Although most of the violence over the cartoons simmered down within a few months, the issue has flared from time to time. Last year, a bomb outside the Danish embassy in Pakistan killed eight people; Al Qaeda claimed it was revenge for the “insulting drawings.” So it is understandable that any decision to reprint those same cartoons would be a difficult one. That is why Yale University Press decided to ask two dozen experts on Islam, terrorism and diplomacy whether it should include the cartoons in a forthcoming book about the original 2006 crisis, “The Cartoons That Shook the World,” by Jytte Klausen. The answer Yale received was unanimous and vehement: do not print the cartoons. In addition, the experts also warned against publishing any image of the prophet Muhammad in the context of the cartoons. Yale ended up pulling a few other images that were also supposed to be included.
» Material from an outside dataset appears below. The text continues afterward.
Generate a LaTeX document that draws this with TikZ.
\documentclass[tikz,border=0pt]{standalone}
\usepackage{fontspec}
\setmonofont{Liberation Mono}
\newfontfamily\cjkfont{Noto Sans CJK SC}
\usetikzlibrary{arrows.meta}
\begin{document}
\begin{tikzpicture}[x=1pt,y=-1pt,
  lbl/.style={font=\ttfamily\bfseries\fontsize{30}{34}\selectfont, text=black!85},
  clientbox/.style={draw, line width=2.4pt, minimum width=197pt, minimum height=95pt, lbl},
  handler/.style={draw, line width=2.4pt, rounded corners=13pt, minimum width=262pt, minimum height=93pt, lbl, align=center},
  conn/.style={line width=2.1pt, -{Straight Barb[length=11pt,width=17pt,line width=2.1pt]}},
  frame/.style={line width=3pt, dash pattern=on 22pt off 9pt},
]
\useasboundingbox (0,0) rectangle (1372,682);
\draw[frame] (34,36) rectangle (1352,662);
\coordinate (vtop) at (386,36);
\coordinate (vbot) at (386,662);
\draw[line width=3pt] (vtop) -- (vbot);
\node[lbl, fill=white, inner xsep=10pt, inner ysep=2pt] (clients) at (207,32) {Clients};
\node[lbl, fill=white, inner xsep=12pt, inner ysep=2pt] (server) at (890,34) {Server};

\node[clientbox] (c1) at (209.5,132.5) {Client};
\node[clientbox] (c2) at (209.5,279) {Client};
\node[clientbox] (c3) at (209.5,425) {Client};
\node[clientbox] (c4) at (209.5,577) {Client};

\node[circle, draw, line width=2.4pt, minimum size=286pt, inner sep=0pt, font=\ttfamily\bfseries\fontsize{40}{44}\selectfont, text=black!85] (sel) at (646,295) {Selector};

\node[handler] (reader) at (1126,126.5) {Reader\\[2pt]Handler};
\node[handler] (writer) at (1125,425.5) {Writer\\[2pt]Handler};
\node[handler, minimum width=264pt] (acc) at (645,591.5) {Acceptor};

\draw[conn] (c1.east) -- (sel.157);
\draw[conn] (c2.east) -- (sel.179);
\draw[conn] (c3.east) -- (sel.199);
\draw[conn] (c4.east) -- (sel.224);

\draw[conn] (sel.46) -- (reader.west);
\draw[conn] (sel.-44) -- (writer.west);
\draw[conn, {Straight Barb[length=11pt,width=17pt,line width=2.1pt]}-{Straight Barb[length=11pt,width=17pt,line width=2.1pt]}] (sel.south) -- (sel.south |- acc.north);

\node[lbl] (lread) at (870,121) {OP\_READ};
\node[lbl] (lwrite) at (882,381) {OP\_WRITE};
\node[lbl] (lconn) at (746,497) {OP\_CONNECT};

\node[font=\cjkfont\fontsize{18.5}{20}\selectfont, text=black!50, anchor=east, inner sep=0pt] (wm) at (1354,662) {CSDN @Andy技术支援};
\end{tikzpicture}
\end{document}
Many Muslims interpret the Koran as forbidding images of Muhammad, but there is a long tradition of artistic representation in both Islamic and Western art, and many depictions of the prophet have appeared without incident.
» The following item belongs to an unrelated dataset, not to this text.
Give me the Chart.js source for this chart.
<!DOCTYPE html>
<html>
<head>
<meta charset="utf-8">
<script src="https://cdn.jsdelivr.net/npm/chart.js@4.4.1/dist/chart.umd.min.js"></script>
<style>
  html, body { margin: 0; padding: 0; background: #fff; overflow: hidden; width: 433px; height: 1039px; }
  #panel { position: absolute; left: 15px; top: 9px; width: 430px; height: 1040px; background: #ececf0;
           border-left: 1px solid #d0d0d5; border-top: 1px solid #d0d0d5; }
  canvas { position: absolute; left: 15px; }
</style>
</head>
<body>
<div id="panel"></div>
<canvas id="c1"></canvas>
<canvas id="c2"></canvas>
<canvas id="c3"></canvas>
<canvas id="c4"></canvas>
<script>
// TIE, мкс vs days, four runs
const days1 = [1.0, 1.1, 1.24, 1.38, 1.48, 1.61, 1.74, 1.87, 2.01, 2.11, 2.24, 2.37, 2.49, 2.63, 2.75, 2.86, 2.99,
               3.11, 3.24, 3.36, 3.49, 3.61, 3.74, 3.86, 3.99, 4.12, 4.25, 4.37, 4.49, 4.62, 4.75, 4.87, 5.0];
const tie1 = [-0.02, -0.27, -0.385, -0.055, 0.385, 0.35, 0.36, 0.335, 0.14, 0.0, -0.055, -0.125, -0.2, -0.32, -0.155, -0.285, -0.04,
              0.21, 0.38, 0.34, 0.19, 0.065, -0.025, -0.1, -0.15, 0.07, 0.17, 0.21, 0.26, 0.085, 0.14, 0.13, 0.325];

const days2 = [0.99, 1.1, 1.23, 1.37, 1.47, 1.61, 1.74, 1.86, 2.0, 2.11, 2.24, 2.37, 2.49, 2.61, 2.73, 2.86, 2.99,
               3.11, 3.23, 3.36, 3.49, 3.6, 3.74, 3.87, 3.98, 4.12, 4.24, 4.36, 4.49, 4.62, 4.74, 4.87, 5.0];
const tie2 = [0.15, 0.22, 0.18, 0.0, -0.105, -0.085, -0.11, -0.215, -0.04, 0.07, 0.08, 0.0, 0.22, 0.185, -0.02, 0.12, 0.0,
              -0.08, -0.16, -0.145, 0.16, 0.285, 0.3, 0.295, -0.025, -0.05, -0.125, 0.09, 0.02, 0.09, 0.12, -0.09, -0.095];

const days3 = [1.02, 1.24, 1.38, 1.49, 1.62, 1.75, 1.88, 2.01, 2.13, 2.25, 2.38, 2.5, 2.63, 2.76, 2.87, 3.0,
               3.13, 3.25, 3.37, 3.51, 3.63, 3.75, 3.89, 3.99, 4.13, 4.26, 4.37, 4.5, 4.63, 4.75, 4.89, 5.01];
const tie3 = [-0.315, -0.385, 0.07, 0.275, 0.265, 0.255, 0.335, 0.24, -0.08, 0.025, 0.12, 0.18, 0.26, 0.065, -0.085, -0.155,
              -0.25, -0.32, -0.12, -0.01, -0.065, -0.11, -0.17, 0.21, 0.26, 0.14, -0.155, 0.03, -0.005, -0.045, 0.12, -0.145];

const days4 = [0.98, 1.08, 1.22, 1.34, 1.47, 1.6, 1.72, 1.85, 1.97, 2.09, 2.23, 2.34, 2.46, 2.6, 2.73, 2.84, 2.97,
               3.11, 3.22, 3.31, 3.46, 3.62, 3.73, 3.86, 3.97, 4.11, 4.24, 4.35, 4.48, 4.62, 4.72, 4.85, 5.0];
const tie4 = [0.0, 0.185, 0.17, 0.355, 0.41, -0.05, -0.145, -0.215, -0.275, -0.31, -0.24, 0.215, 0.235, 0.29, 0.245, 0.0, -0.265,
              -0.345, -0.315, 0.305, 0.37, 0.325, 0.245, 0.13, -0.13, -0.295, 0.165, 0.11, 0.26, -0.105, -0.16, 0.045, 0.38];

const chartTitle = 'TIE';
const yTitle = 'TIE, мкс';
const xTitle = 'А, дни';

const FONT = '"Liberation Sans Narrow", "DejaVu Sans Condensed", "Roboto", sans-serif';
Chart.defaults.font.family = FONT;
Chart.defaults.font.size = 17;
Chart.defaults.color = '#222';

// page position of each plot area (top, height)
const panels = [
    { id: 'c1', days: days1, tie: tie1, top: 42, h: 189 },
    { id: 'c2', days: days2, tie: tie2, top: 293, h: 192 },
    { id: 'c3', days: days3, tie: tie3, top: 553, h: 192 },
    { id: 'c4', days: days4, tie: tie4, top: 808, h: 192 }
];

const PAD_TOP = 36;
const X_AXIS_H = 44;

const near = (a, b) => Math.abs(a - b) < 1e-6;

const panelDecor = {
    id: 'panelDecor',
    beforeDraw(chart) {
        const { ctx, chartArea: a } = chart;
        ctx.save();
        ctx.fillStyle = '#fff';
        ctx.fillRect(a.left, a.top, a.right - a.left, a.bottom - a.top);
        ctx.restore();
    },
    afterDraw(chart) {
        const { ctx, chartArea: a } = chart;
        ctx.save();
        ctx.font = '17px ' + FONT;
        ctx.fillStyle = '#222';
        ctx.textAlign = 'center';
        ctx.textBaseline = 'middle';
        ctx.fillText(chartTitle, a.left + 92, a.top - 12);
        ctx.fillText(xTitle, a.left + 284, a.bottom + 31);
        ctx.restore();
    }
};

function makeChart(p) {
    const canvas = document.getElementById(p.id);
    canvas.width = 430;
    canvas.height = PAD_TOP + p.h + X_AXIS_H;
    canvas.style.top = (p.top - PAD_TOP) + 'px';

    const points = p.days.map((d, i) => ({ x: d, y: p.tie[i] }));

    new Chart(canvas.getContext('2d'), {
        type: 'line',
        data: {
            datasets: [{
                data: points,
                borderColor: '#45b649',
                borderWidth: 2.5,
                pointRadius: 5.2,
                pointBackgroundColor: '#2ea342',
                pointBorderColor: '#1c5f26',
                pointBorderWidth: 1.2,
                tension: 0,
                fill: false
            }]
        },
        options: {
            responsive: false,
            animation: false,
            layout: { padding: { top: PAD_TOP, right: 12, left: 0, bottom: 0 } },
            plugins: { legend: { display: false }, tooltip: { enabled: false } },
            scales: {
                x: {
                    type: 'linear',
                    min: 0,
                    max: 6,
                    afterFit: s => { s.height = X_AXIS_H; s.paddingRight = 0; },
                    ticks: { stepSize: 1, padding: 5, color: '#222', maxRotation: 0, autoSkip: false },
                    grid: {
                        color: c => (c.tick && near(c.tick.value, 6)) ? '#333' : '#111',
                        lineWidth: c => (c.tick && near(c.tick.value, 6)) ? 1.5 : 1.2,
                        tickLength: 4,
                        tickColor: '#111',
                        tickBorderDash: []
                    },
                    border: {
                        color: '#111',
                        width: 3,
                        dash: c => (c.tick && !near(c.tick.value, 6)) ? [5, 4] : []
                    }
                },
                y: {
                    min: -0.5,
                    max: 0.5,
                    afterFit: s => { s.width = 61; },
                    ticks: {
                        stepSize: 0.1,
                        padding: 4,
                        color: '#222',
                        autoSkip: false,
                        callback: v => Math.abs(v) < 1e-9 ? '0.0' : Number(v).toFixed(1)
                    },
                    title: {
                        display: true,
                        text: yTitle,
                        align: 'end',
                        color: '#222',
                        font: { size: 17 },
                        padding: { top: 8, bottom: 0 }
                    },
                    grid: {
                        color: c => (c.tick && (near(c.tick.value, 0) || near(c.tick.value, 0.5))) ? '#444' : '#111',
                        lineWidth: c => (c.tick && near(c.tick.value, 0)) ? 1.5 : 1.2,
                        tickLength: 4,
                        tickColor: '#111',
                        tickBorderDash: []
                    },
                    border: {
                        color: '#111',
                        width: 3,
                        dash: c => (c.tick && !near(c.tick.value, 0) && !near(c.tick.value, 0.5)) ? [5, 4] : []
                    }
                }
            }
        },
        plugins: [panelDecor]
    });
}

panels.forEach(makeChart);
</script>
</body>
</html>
John Donatich, the director of Yale University Press, said the press has a long history of defending free expression, but the risk of violence in this case, outweighed the benefit of including the images, which can easily be found on the Internet.
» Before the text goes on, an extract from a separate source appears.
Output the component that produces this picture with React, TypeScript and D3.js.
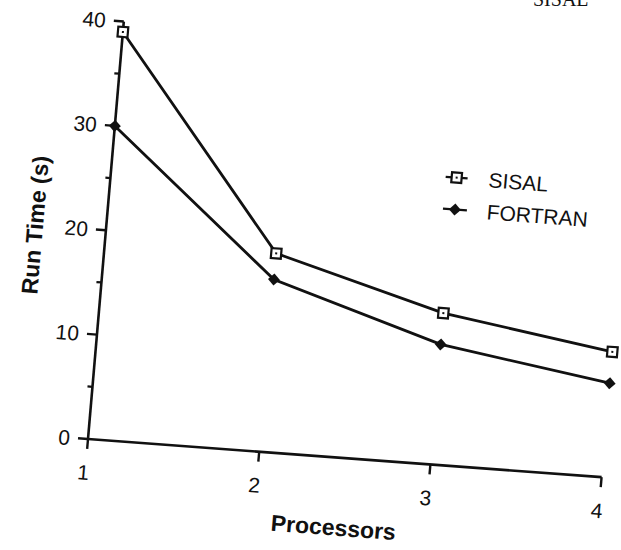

Sigh. That brings us to the Muslims film story, which is still unfolding, in monstrous complexity; any attempt to summarize things will be quickly supersed by fresh news (and speculation and rumor). The film was made by someone who’s gone under a number of names and seems to represent some anti-Muslim group (variously said to involve Coptic Christians or Jews or both). The film is pretty much unwatchable — I’ve looked at a trailer — and in its crude depictions of Muhammad and Islam seems to be intended to inflame Muslims around the world and to goad them into engaging in actions that will show them in their worst light and so will draw supporters to the anti-Muslim cause. Not a pleasant picture.